Task
Take each line containing "matplotlib" and report it exactly as written.
=======
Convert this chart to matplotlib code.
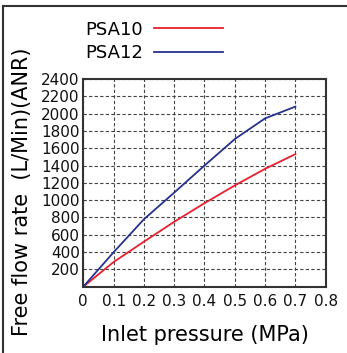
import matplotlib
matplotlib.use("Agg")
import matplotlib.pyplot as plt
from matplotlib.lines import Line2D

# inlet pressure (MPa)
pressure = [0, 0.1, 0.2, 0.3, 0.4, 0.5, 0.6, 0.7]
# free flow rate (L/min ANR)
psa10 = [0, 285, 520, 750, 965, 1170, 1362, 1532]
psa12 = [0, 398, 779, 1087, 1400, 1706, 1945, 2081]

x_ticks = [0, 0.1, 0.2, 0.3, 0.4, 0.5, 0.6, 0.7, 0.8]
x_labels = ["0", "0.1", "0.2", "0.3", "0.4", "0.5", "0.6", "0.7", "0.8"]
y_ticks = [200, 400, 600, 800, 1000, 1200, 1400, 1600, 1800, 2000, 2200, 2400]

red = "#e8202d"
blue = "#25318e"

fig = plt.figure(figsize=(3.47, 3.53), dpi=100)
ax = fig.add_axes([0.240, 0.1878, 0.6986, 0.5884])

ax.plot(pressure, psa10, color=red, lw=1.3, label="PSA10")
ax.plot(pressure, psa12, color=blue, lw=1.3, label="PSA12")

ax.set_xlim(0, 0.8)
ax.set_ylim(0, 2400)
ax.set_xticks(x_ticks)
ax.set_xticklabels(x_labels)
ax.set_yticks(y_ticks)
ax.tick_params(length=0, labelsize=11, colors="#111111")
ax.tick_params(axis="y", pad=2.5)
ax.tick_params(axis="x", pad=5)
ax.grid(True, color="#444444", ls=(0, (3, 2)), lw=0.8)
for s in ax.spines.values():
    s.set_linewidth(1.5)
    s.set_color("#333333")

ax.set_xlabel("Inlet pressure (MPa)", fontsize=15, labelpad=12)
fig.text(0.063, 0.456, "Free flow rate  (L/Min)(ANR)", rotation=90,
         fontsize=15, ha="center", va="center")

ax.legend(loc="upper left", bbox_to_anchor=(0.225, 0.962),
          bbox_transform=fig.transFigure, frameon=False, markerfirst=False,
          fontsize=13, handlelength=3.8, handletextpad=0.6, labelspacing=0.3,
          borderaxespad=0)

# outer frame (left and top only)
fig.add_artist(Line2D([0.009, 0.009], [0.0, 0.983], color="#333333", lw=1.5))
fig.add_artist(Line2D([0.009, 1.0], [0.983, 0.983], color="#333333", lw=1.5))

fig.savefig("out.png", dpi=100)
=======
Output of the task
Convert this chart to matplotlib code.
import matplotlib
matplotlib.use("Agg")
import matplotlib.pyplot as plt
from matplotlib.lines import Line2D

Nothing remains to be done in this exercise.